Short problem → Report only how many lines hold the word "this".

Dataset excerpts →

# # # #

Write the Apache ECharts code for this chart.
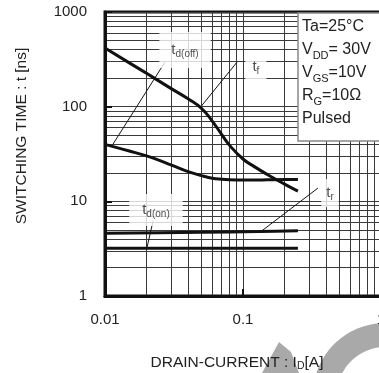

# # # #

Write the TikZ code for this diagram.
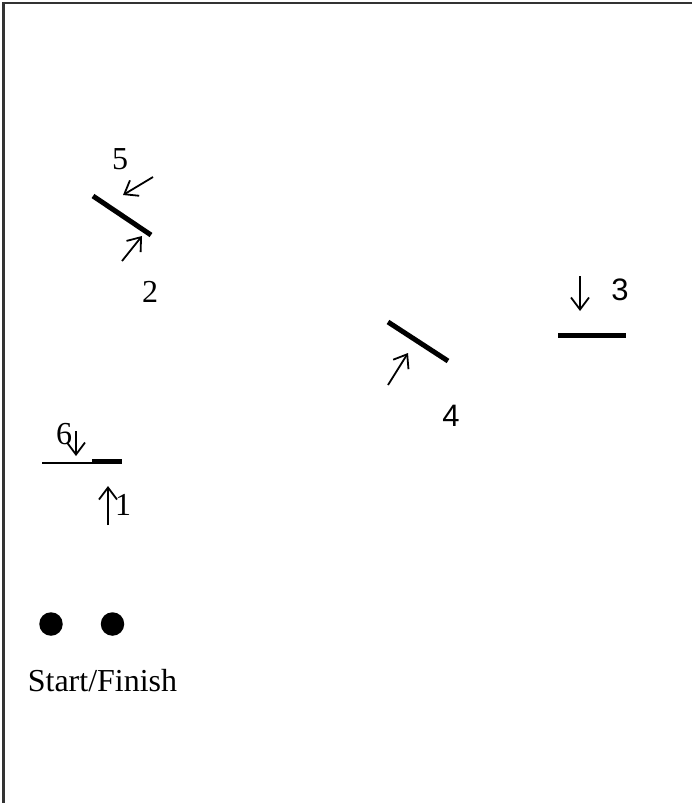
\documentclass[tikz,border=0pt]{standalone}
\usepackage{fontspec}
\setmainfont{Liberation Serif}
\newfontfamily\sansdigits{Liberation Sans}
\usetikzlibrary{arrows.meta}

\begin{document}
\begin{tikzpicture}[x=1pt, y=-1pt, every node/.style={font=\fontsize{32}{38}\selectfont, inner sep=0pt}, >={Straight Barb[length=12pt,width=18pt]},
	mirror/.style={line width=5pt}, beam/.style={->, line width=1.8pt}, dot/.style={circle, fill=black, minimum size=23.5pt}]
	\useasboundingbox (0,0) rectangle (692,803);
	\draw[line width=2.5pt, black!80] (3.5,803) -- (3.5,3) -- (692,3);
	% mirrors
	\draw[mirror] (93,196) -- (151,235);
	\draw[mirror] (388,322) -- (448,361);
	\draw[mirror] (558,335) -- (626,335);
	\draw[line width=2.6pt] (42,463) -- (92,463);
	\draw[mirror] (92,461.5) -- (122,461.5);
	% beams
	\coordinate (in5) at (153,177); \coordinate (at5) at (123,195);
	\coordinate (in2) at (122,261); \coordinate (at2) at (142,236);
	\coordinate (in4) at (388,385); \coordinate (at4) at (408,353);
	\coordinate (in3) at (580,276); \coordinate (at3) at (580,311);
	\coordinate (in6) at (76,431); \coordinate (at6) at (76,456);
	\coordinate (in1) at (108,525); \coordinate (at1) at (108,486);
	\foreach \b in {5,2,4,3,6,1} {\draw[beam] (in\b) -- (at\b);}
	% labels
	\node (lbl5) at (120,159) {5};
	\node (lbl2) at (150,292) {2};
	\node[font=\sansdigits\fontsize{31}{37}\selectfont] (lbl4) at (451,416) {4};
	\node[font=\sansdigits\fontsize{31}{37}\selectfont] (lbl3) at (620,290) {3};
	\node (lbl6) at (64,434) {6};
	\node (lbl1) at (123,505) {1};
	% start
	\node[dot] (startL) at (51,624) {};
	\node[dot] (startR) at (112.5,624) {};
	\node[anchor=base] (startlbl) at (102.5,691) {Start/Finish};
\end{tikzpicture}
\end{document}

# # # #

Response below → 2